*Short exercise*
Return, without pictures, the lines from the start of the data through the one that contains "import pandas as pd".

Plotting code records:
※ ※ ※

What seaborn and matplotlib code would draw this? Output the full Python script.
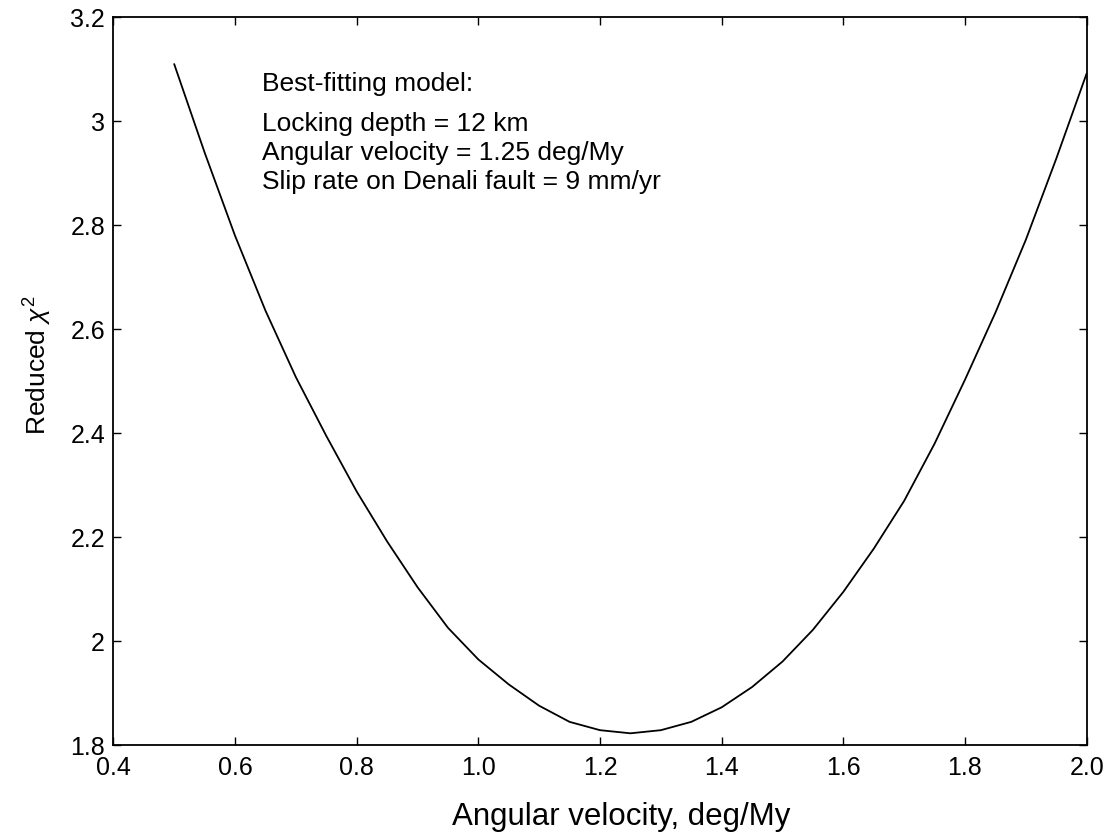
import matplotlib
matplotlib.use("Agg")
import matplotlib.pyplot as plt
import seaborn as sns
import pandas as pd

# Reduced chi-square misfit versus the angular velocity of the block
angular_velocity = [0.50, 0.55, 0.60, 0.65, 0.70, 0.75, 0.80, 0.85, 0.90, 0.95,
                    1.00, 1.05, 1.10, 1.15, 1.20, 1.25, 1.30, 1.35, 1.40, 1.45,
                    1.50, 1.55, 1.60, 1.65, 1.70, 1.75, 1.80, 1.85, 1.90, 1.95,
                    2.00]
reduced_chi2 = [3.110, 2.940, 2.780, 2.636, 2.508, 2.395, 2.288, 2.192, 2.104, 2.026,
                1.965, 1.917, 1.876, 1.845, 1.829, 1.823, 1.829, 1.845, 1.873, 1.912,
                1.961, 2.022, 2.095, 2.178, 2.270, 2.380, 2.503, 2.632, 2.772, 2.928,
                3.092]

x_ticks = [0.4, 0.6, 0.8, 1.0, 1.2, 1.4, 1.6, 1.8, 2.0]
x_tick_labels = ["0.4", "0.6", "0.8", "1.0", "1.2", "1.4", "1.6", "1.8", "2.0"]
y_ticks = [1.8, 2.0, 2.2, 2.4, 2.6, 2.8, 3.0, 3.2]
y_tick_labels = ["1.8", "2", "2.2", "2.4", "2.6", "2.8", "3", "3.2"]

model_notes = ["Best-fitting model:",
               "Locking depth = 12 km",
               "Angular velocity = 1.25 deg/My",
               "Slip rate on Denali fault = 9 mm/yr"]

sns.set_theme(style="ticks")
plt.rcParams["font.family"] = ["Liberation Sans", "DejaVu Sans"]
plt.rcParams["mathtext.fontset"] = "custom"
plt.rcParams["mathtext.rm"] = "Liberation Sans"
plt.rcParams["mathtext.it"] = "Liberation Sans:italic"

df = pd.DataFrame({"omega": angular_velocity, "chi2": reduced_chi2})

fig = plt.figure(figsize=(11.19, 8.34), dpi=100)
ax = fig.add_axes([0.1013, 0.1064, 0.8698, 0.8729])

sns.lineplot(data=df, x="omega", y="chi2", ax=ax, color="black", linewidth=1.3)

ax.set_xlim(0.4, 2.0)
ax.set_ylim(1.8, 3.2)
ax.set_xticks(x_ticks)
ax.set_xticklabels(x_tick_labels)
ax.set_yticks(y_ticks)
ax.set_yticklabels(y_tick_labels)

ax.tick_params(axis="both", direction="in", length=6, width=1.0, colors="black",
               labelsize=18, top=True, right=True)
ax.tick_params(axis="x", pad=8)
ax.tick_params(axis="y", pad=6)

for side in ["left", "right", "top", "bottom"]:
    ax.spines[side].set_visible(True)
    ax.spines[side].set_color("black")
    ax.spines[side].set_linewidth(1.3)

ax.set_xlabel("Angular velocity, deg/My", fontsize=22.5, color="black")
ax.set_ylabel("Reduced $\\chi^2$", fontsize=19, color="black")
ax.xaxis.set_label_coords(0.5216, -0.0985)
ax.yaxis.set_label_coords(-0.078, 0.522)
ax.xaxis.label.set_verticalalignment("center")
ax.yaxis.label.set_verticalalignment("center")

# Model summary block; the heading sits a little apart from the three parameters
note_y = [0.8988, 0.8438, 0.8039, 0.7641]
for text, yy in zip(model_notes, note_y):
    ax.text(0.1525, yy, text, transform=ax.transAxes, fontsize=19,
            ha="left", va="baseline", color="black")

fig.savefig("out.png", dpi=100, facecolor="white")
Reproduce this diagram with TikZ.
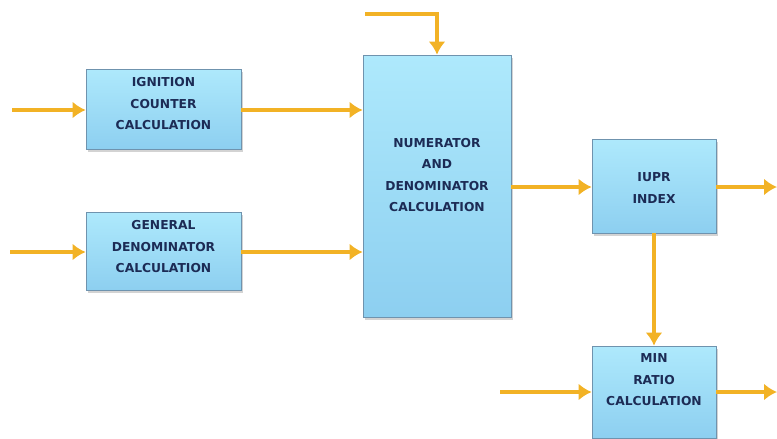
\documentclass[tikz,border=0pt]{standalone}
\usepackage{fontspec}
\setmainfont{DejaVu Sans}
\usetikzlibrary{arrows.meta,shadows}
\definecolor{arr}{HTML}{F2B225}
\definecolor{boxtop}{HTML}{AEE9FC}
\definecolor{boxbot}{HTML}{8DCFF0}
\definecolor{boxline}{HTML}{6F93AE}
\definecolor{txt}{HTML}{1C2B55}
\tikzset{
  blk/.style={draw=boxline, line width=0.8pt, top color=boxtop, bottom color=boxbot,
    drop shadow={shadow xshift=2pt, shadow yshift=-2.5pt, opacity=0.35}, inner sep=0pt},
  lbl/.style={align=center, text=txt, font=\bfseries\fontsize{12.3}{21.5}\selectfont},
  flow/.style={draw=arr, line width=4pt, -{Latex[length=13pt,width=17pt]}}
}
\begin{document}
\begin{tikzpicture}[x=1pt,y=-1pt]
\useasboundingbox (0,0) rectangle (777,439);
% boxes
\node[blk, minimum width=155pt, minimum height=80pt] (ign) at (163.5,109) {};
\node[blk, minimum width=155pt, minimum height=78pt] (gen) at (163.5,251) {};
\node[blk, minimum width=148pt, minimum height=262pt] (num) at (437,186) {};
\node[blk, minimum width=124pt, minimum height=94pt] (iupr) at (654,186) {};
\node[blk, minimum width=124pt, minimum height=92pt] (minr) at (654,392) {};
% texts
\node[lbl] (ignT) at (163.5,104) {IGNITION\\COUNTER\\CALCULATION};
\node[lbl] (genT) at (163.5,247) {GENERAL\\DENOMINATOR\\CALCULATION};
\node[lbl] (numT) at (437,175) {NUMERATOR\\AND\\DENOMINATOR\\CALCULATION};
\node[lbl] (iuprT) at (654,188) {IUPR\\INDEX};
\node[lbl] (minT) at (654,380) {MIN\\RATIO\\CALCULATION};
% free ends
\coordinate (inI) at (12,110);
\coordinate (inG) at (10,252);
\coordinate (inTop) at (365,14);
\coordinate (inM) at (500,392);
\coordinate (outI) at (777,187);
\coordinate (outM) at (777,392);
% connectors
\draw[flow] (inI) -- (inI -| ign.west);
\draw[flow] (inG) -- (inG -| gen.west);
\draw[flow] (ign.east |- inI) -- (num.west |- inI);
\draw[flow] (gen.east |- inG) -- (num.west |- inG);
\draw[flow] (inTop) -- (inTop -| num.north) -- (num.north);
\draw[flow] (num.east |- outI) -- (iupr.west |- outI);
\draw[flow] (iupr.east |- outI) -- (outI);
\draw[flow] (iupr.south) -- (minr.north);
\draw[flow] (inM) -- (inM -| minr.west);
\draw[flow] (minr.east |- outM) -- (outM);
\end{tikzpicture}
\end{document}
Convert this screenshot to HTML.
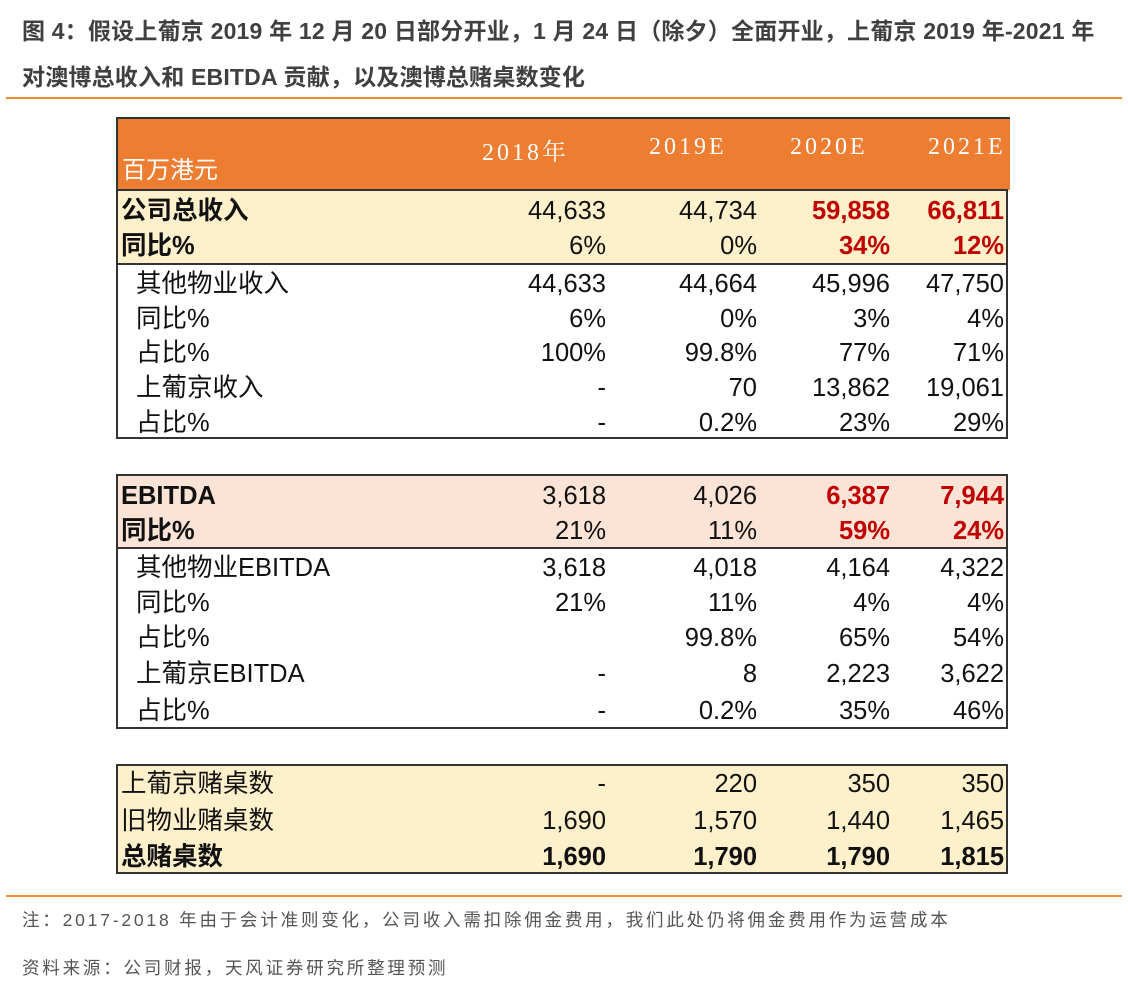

※ ※ ※

*The reply*
What seaborn and matplotlib code would draw this? Output the full Python script.
import matplotlib
matplotlib.use("Agg")
import matplotlib.pyplot as plt
import seaborn as sns
import pandas as pd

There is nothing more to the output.